For Israel, says Fishman, it means:
… facing a situation in which its potential enemies -- radical Islamic states or organizations -- have turned chemical weapons into legitimate warfare.
And it’s not only chemical weapons. Israeli defense officials, Fishman writes, “assess that as soon as the banking restrictions on Iran are lifted, it will start breaking the nuclear agreement.” It’s believed that the region’s three main Sunni powers -- Egypt, Turkey, and Saudi Arabia -- won’t want the Shiite power, Iran, to march toward nukes all by itself.

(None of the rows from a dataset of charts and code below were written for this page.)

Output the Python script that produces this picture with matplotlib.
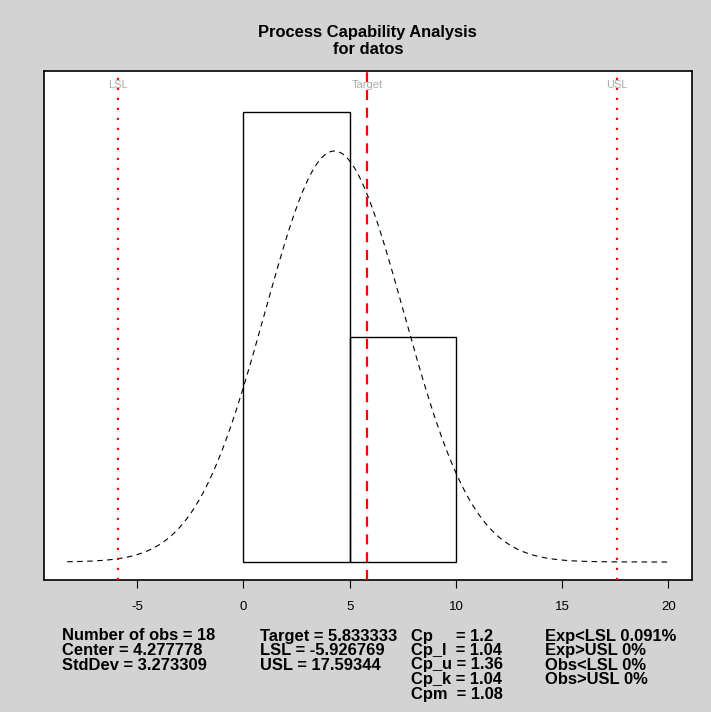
import numpy as np
import matplotlib
matplotlib.use("Agg")
import matplotlib.pyplot as plt

plt.rcParams['font.family'] = ['Liberation Sans', 'DejaVu Sans']
plt.rcParams['axes.unicode_minus'] = False

# histogram of datos
breaks = [0, 5, 10]
counts = [12, 6]
n_obs = 18
center = 4.277778
stddev = 3.273309
target = 5.833333
lsl = -5.926769
usl = 17.59344

stats_col1 = ["Number of obs = 18", "Center = 4.277778", "StdDev = 3.273309"]
stats_col2 = ["Target = 5.833333", "LSL = -5.926769", "USL = 17.59344"]
stats_col3 = ["Cp     = 1.2", "Cp_l  = 1.04", "Cp_u = 1.36", "Cp_k = 1.04", "Cpm  = 1.08"]
stats_col4 = ["Exp<LSL 0.091%", "Exp>USL 0%", "Obs<LSL 0%", "Obs>USL 0%"]

bg = '#d3d3d3'
W, H = 711, 712
fig = plt.figure(figsize=(W / 100, H / 100), dpi=100, facecolor=bg)
ax = fig.add_axes([44 / W, 1 - 580 / H, (691.7 - 44) / W, (580 - 70.7) / H])
ax.set_facecolor('white')

# density-scaled bars
widths = np.diff(breaks)
dens = np.array(counts) / (n_obs * widths)
ax.bar(breaks[:-1], dens, width=widths, align='edge', fill=False,
       edgecolor='black', linewidth=1.0, zorder=2)

# fitted normal curve
xx = np.linspace(-8.3, 20, 300)
yy = np.exp(-0.5 * ((xx - center) / stddev) ** 2) / (stddev * np.sqrt(2 * np.pi))
ax.plot(xx, yy, color='black', linewidth=0.8, dashes=(5, 4), zorder=3)

# spec limits and target
for v in (lsl, usl):
    ax.axvline(v, color='red', linewidth=1.6, dashes=(1, 3.5), zorder=4)
ax.axvline(target, color='red', linewidth=1.6, dashes=(4.5, 3.5), zorder=4)

ax.set_xlim(-9.39, 21.10)
ax.set_ylim(-0.00534, 0.1457)
for v, lab in ((lsl, 'LSL'), (target, 'Target'), (usl, 'USL')):
    ax.text(v, 0.1415, lab, color='#ababab', fontsize=8, ha='center', va='center', zorder=5)

ax.set_yticks([])
ax.set_xticks([-5, 0, 5, 10, 15, 20])
ax.tick_params(axis='x', length=6, width=0.8, pad=9, labelsize=9.5, colors='black')
for s in ax.spines.values():
    s.set_linewidth(1.2)

cx = (44 + 691.7) / 2 / W
fig.text(cx, 1 - 33 / H, "Process Capability Analysis", ha='center', va='center',
         fontsize=11.9, fontweight='bold')
fig.text(cx, 1 - 49 / H, "for datos", ha='center', va='center',
         fontsize=11.9, fontweight='bold')

# summary block under the axis
line_y = [636, 650.5, 665, 679.5, 694]
for xpix, col in ((62, stats_col1), (260, stats_col2), (411, stats_col3), (545, stats_col4)):
    for i, s in enumerate(col):
        fig.text(xpix / W, 1 - line_y[i] / H, s, ha='left', va='center',
                 fontsize=11.9, fontweight='bold')

fig.savefig("out.png", dpi=100, facecolor=bg)
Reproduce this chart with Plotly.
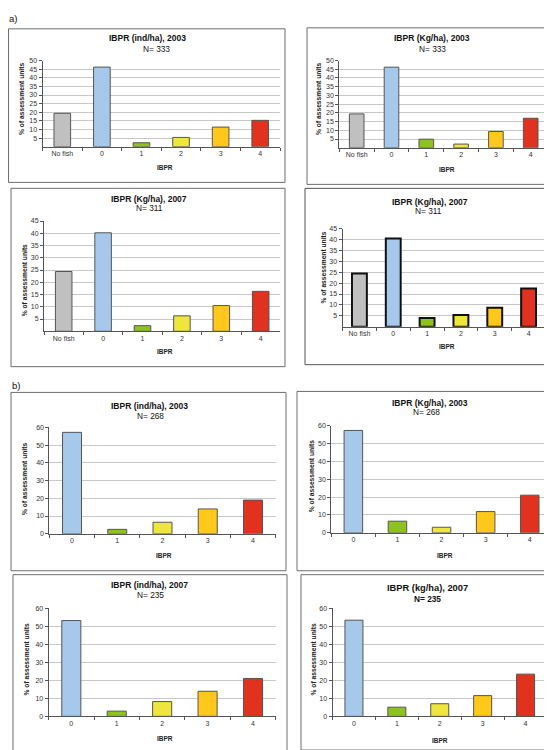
import plotly.graph_objects as go

W, H = 552, 750

# ---------------- data ----------------
cats_a = ["No fish", "0", "1", "2", "3", "4"]
cats_b = ["0", "1", "2", "3", "4"]

a_ind_2003 = [19.4, 46.2, 2.3, 5.4, 11.4, 15.3]
a_kg_2003 = [19.4, 46.2, 4.9, 2.1, 9.3, 16.9]
a_kg_2007_left = [24.4, 40.2, 2.3, 6.3, 10.5, 16.3]
a_kg_2007_right = [24.4, 40.5, 4.0, 5.4, 8.7, 17.6]
b_ind_2003 = [57.2, 2.5, 6.5, 14.0, 19.0]
b_kg_2003 = [57.4, 6.5, 3.1, 11.9, 21.1]
b_ind_2007 = [53.1, 2.9, 8.2, 13.9, 21.0]
b_kg_2007 = [53.3, 5.1, 7.0, 11.5, 23.4]

titles = ["IBPR (ind/ha), 2003", "IBPR (Kg/ha), 2003",
          "IBPR (Kg/ha), 2007", "IBPR (Kg/ha), 2007",
          "IBPR (ind/ha), 2003", "IBPR (Kg/ha), 2003",
          "IBPR (ind/ha), 2007", "IBPR (kg/ha), 2007"]
n_labels = ["N= 333", "N= 333", "N= 311", "N= 311",
            "N= 268", "N= 268", "N= 235", "N= 235"]
x_title = "IBPR"
y_title = "% of assessment units"

colors_a = ["#C0C0C0", "#A6C8EA", "#8EC31D", "#EEE63C", "#FFC81A", "#E0321F"]
colors_b = colors_a[1:]

FONT = "Liberation Sans, Arial, sans-serif"

# ---------------- layout geometry (pixels) ----------------
# plot area: x0, x1, ytop, ybottom
panels = [
    dict(cats=cats_a, vals=a_ind_2003, cols=colors_a, x0=34.5, x1=272.0, yt=49, yb=136, ymax=50, dt=5, zero=False,
         box=(0.5, 17, 277, 172), t=(139.5, 26), n=(148.7, 37), xt=(156.7, 157), yl=(13.3, 87.5)),
    dict(cats=cats_a, vals=a_kg_2003, cols=colors_a, x0=331.3, x1=540.1, yt=49, yb=137, ymax=50, dt=5, zero=False,
         box=(299, 16, 551, 174), t=(424.2, 26), n=(424.7, 37), xt=(438.5, 159), yl=(310.3, 87.5)),
    dict(cats=cats_a, vals=a_kg_2007_left, cols=colors_a, x0=36.0, x1=272.4, yt=211, yb=322.3, ymax=45, dt=5, zero=False,
         box=(3, 178, 277, 358), t=(141.5, 189), n=(141.3, 198.3), xt=(157, 342.7), yl=(16, 270.8)),
    dict(cats=cats_a, vals=a_kg_2007_right, cols=colors_a, x0=334.5, x1=537.5, yt=218.7, yb=317.7, ymax=45, dt=5, zero=False,
         box=(297, 178, 550, 356), t=(422, 191.7), n=(420.8, 200.7), xt=(438.5, 337.7), yl=(316, 258), thick=True),
    dict(cats=cats_b, vals=b_ind_2003, cols=colors_b, x0=41.4, x1=267.6, yt=419.3, yb=526.7, ymax=60, dt=10, zero=True,
         box=(3, 384, 278, 564), t=(141, 397.3), n=(142.2, 407.7), xt=(155.5, 548.3), yl=(16.7, 471.7)),
    dict(cats=cats_b, vals=b_kg_2003, cols=colors_b, x0=323.3, x1=543.8, yt=417.7, yb=525.7, ymax=60, dt=10, zero=True,
         box=(289, 383, 551, 564), t=(421.5, 394.3), n=(418.2, 403.7), xt=(437, 548.3), yl=(304.3, 468.3)),
    dict(cats=cats_b, vals=b_ind_2007, cols=colors_b, x0=40.6, x1=267.7, yt=601.7, yb=711, ymax=60, dt=10, zero=True,
         box=(5, 568, 279, 749), t=(141.5, 578.3), n=(142.5, 588.3), xt=(156.7, 733.3), yl=(18.3, 653.3)),
    dict(cats=cats_b, vals=b_kg_2007, cols=colors_b, x0=324.5, x1=539.0, yt=601.7, yb=711, ymax=60, dt=10, zero=True,
         box=(293, 568, 545, 745), t=(419.5, 581.7), n=(419.3, 592.7), xt=(431.8, 735), yl=(305.3, 653.3),
         big_title=True),
]


def px(x):
    return x / W


def py(y):
    return 1 - y / H


fig = go.Figure()
shapes = []
annotations = []

for i, p in enumerate(panels, start=1):
    sfx = "" if i == 1 else str(i)
    thick = p.get("thick", False)
    fig.add_trace(go.Bar(
        x=p["cats"], y=p["vals"],
        marker=dict(color=p["cols"],
                    line=dict(color="#111111" if thick else "#555555", width=2 if thick else 1)),
        width=0.42 if not thick else 0.44,
        xaxis="x" + sfx, yaxis="y" + sfx,
        showlegend=False, hoverinfo="x+y",
    ))
    if p["zero"]:
        tv = list(range(0, p["ymax"] + 1, p["dt"]))
    else:
        tv = list(range(p["dt"], p["ymax"] + 1, p["dt"]))
    n = len(p["cats"])
    fig.update_layout(**{
        "xaxis" + sfx: dict(
            domain=[px(p["x0"]), px(p["x1"])], anchor="y" + sfx,
            type="category", range=[-0.5, n - 0.5],
            showline=True, linecolor="#555555", linewidth=1,
            ticks="outside", tickson="boundaries", ticklen=3, tickcolor="#555555",
            showgrid=False, zeroline=False, fixedrange=True,
            tickfont=dict(family=FONT, size=7, color="#333333"),
        ),
        "yaxis" + sfx: dict(
            domain=[py(p["yb"]), py(p["yt"])], anchor="x" + sfx,
            range=[0, p["ymax"]], tickvals=tv,
            showline=True, linecolor="#555555", linewidth=1,
            ticks="outside", ticklen=3, tickcolor="#555555",
            showgrid=True, gridcolor="#C8C8C8", gridwidth=1,
            zeroline=False, fixedrange=True,
            tickfont=dict(family=FONT, size=7, color="#333333"),
        ),
    })
    x0, y0, x1, y1 = p["box"]
    shapes.append(dict(type="rect", xref="paper", yref="paper",
                       x0=px(x0), x1=px(x1), y0=py(y1), y1=py(y0),
                       line=dict(color="#555555" if thick else "#6E6E6E", width=1),
                       fillcolor="rgba(0,0,0,0)", layer="below"))
    big = p.get("big_title", False)
    annotations.append(dict(text="<b>%s</b>" % titles[i - 1], x=px(p["t"][0]), y=py(p["t"][1]),
                            xref="paper", yref="paper", xanchor="center", yanchor="middle",
                            showarrow=False, font=dict(family=FONT, size=9.3 if big else 8.5, color="#111111")))
    annotations.append(dict(text=("<b>%s</b>" % n_labels[i - 1]) if big else n_labels[i - 1],
                            x=px(p["n"][0]), y=py(p["n"][1]),
                            xref="paper", yref="paper", xanchor="center", yanchor="middle",
                            showarrow=False, font=dict(family=FONT, size=8.3, color="#111111")))
    annotations.append(dict(text="<b>%s</b>" % x_title, x=px(p["xt"][0]), y=py(p["xt"][1]),
                            xref="paper", yref="paper", xanchor="center", yanchor="middle",
                            showarrow=False, font=dict(family=FONT, size=6.5, color="#222222")))
    annotations.append(dict(text="<b>%s</b>" % y_title, x=px(p["yl"][0]), y=py(p["yl"][1]),
                            xref="paper", yref="paper", xanchor="center", yanchor="middle",
                            textangle=-90, showarrow=False,
                            font=dict(family=FONT, size=6.7, color="#222222")))

annotations.append(dict(text="a)", x=px(5), y=py(7), xref="paper", yref="paper",
                        xanchor="center", yanchor="middle", showarrow=False,
                        font=dict(family=FONT, size=9.5, color="#111111")))
annotations.append(dict(text="b)", x=px(7.5), y=py(376.7), xref="paper", yref="paper",
                        xanchor="center", yanchor="middle", showarrow=False,
                        font=dict(family=FONT, size=9.5, color="#111111")))

fig.update_layout(
    width=W, height=H,
    margin=dict(l=0, r=0, t=0, b=0),
    paper_bgcolor="white", plot_bgcolor="white",
    bargap=0.58,
    shapes=shapes, annotations=annotations,
    font=dict(family=FONT),
)

fig.write_html("out.html", config={"displayModeBar": False})
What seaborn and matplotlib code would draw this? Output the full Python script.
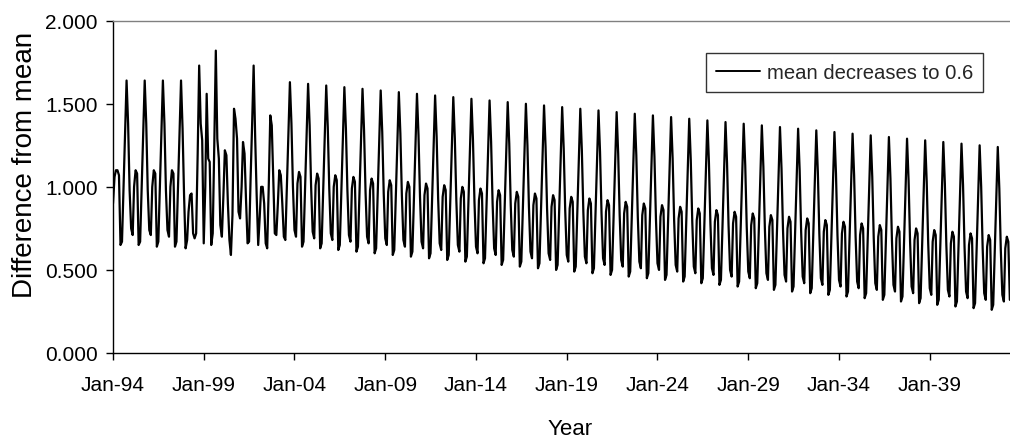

Noting that Saudi Arabia has already bought rights for a nuclear bomb from Pakistan, Fishman writes:
[T]he Middle East is returning to a nonconventional arms race, and Israeli is beginning to anxiously prepare for the new era.
Presumably a world where amoral or fanatic powers, terror organizations, and mass-destruction weapons are on the rise is not what the progressive, Nobel Peace Prize-winning Obama had in mind. It is not a good world for peace, stability, or civilization. As usual Israel is in the eye of the storm. Obama had no use for its warnings, but they’re worth heeding.